猫又(ねこまた)

妖怪独話

今晩も妖怪酒場では、喧騒の中、流しの三味線が
美しい音色を響かせていた。
猫又のタマは、三味線を軽やかに弾きながら、
涼し気な瞳をよっぱらいたちに送り歌い出す。

なーごと鳴き寄る雄猫の
尻尾を一切りごろにゃーと。
その後ベロリン皮をはぎ
できた三味線阿波踊り

「タマちゃん!いろっポイねぇ!」

ベロンベロンによった見越し入道が、おひねりをポイと投げ入れた。
ちりんと器に銭がおどり、その音を合図に弦はさらに響きだす。

のた坊主の親方が、酒を煽って腹鼓。
天井なめは、ベロリンと舌で指揮を取り、
朱に染まった一反木綿は、調子に合わせて宙で舞う。
陽気に踊る魑魅魍魎。
朝の光が差し込みはじめる卯の刻。酒場は煙と共に霧と化す。
ちょいと前までの騒ぎは嘘のよう。
一匹残った妖怪ぽつり。
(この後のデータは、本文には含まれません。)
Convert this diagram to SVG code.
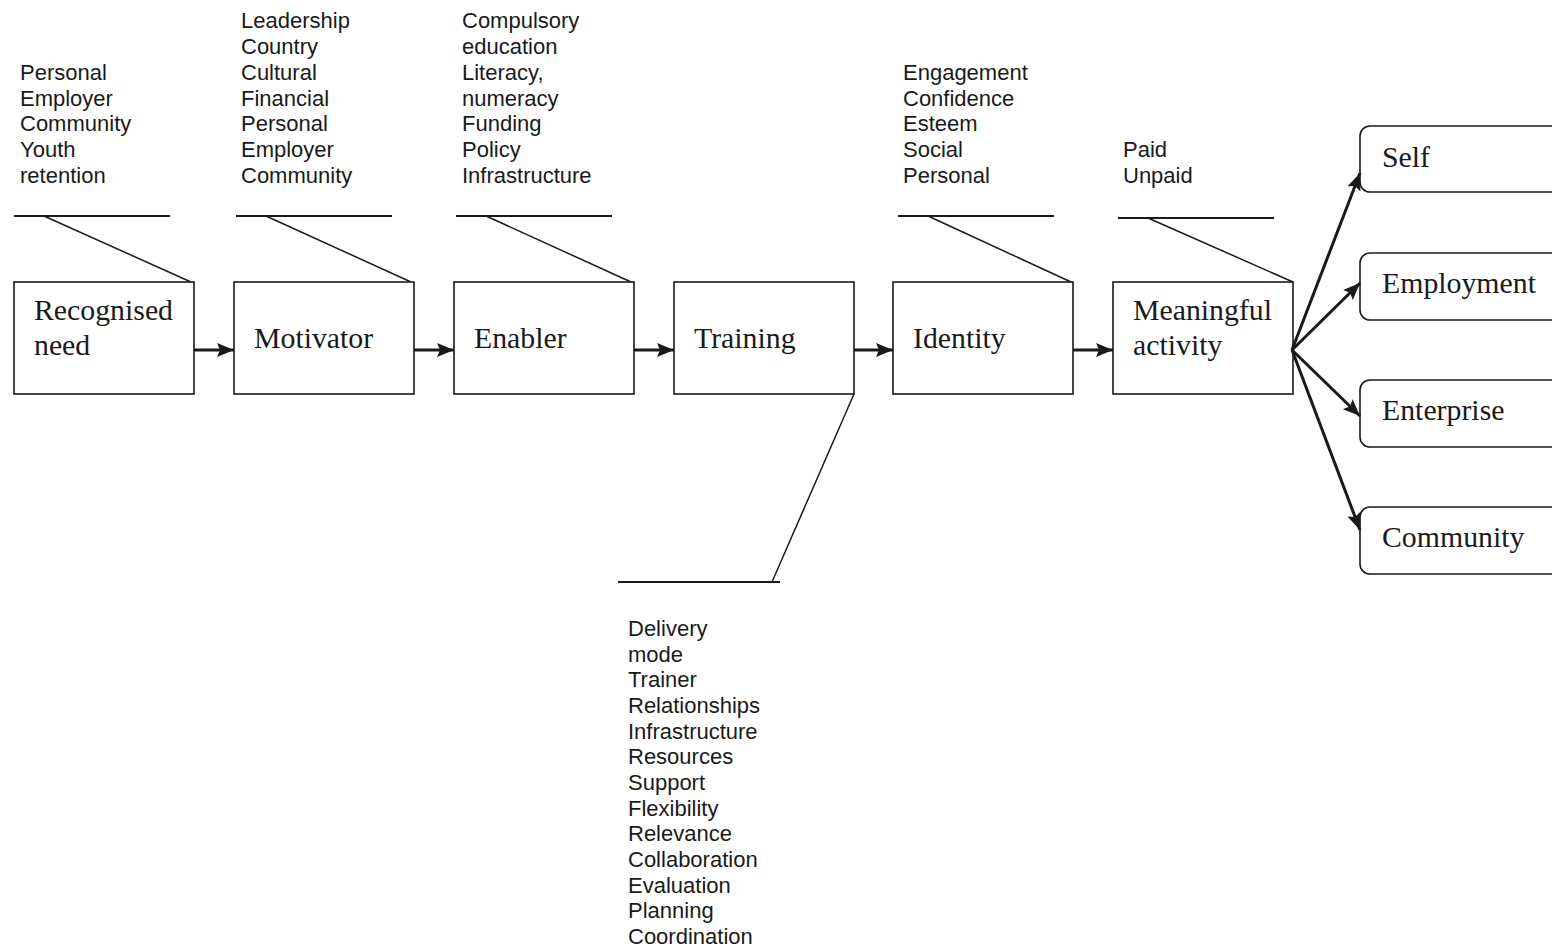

三味線抱えた三毛猫は、帰りの道をはや走り。
さてさて、もうけたこの銭で、今日はマタタビとしゃれ込みまするか。
草葉の露に毛を濡らし、思いをはせて帰路につくのであった。

妖怪解説

よく知られた猫の妖怪の代表格、猫又。
猫又は大きく2種類に分けられる。

・山中に住み、人を食らう大型の怪猫。
・年老いた家猫が化けたもの。

元々猫又は山中に住むものだけを指していたが、『徒然草』で、飼い猫も年を取ると、山の怪猫同様、猫又と化するとしている。
そして江戸時代に入り、後述の家猫が化ける説が一般的になったようだ。

『百怪図巻』猫また 画像:ウィキペデイア

さて、今回の三味線弾きの猫又、佐脇嵩之著『百怪図巻』に描かれている三味線を奏でる猫又をモデルにしている。
三味線の材料は猫の皮、三味線にされた猫たちへの鎮魂歌を歌っているという。

物悲し気な表情も相まって、佐脇嵩之の感受性の高さ感じる。

話は猫又から外れるが、先日ライブにて三味線奏者の方とご一緒する機会があった。
観客から三味線の材料について質問があり、やはり現在でも高級品は猫の皮だそうだ。
合皮のものは丈夫ではあるが音の響きが固く、練習用でしか価値がない。
結局本革を使うことになるのだが、日本国内では猫を捕獲し皮として使うことができないため、もっぱら中国からの輸入にたよっているそうだ。また猫以外に犬の皮でもよい三味線ができるらしい。

そんなこんなで、残念なことに猫又の受難は現代でも続くわけで、今もどこかで弔い唄を奏でているに違いない。